Huawei Marine has been contracted by the government of the Solomon Islands to install a submarine cable linking island capital Honiara to Sydney, Australia.
An agreement is expected to be signed this month, with work beginning next month and the launch date sometime in mid-2018.
A Pacific rift
The finance minister, Snyder Rini, said that the government’s commercial arm, the Investment Corporation of Solomon Islands, and the National Provident Fund will jointly own the cable, Radio New Zealand reports.
The Solomon Islands, a nation which consists of six major islands and some 900 smaller ones, has a population of more than 640,000 and is located to the east of Papua New Guinea.

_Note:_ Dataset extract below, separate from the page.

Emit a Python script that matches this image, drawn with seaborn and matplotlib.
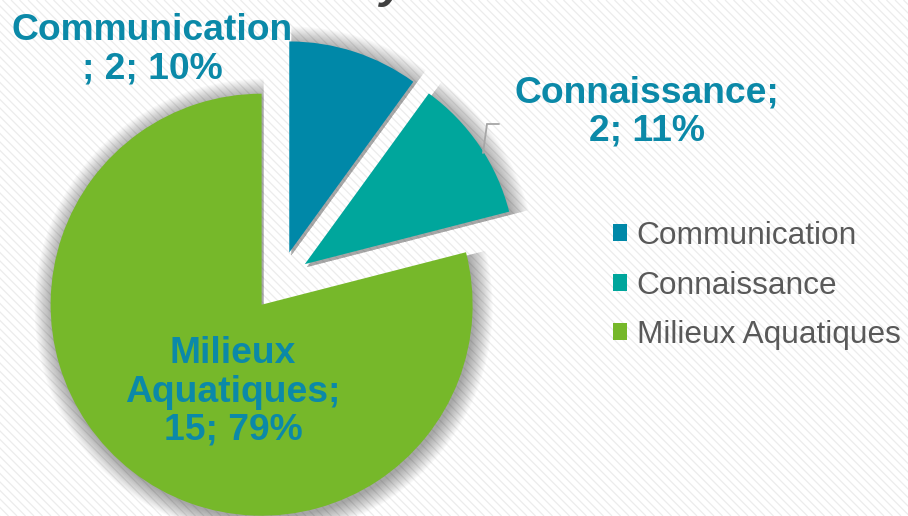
import matplotlib
matplotlib.use("Agg")
import matplotlib.pyplot as plt
import numpy as np
import seaborn as sns

# Thematic breakdown of actions
categories = ["Communication", "Connaissance", "Milieux Aquatiques"]
counts = [2, 2, 15]
shares = [10, 11, 79]
label_text = ["Communication\n; 2; 10%", "Connaissance;\n2; 11%", "Milieux\nAquatiques;\n15; 79%"]

sns.set_style("white")
plt.rcParams["font.family"] = ["Liberation Sans", "DejaVu Sans"]

colors = sns.color_palette(["#0088A8", "#00A69C", "#76B82A"])
label_color = "#0B89A8"
legend_color = "#595959"

W, H = 908, 516
fig = plt.figure(figsize=(W / 100, H / 100), dpi=100)
ax = fig.add_axes([0, 0, 1, 1])

center = (280, 235)
radius = 211
gap = 30
explode = [gap] * len(shares)

# soft drop shadow: stacked translucent copies slightly larger than the pie
for k in range(16):
    ax.pie(shares, explode=explode, startangle=90, counterclock=False,
           center=(center[0] + 2, center[1] - 3), radius=radius + 1.2 * k,
           colors=["#000000"] * 3,
           wedgeprops=dict(linewidth=0, alpha=0.024, zorder=1))

wedges, _ = ax.pie(shares, explode=explode, startangle=90, counterclock=False,
                   center=center, radius=radius, colors=colors,
                   wedgeprops=dict(linewidth=0, zorder=3))

# diagonal stripe texture of the background
step = 8.5
for c in np.arange(0, W + H + step, step):
    ax.plot([c - H, c], [H, 0], color="#ececec", lw=0.9, zorder=0,
            solid_capstyle="butt")

fs = 26.8
ax.text(152, 466, label_text[0], ha="center", va="center", fontsize=fs,
        fontweight="bold", color=label_color, linespacing=1.12, zorder=5)
ax.text(647, 404, label_text[1], ha="center", va="center", fontsize=fs,
        fontweight="bold", color=label_color, linespacing=1.12, zorder=5)
ax.text(233, 124, label_text[2], ha="center", va="center", fontsize=fs,
        fontweight="bold", color=label_color, linespacing=1.12, zorder=5)

# leader line of the Connaissance label
ax.plot([483, 487, 499], [H - 153, H - 124, H - 124], color="#a6a6a6",
        lw=1.3, zorder=4, solid_joinstyle="miter")

# descender of the title above the plot area
ax.text(380, H + 3, "y", ha="left", va="baseline", fontsize=34,
        fontweight="bold", fontstyle="italic", color="#404040", zorder=5)

leg = ax.legend(wedges, categories, loc="upper left",
                bbox_to_anchor=(613 / W, 1 - 221 / H),
                bbox_transform=fig.transFigure, frameon=False,
                fontsize=22.8, handlelength=0.45, handleheight=0.45,
                handletextpad=0.3, labelspacing=0.62, borderpad=0,
                borderaxespad=0)
for t in leg.get_texts():
    t.set_color(legend_color)

ax.set_xlim(0, W)
ax.set_ylim(0, H)
ax.set_aspect("auto")
ax.set_axis_off()

fig.savefig("out.png", dpi=100, facecolor="white")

Last year Huawei Marine, a joint venture between Chinese networking giant Huawei Technologies and British engineering firm Global Marine Systems Limited, announced plans to build a 5,457km, 8Tbps submarine cable in Papua New Guinea. The ‘National Submarine Cable’ will connect 14 main population centers to Jayapura, Indonesia.
Huawei Marine is also set to connect Malaysia with Singapore and Indonesia, and earlier this year launched a new submarine cable in the Maldives.
However, one of its parent companies has been struggling to do business in one of the largest markets in Asia-Pacific - Australia.
In 2012, the country’s government banned Huawei from working on the national broadband network after security concerns were raised by its intelligence agencies.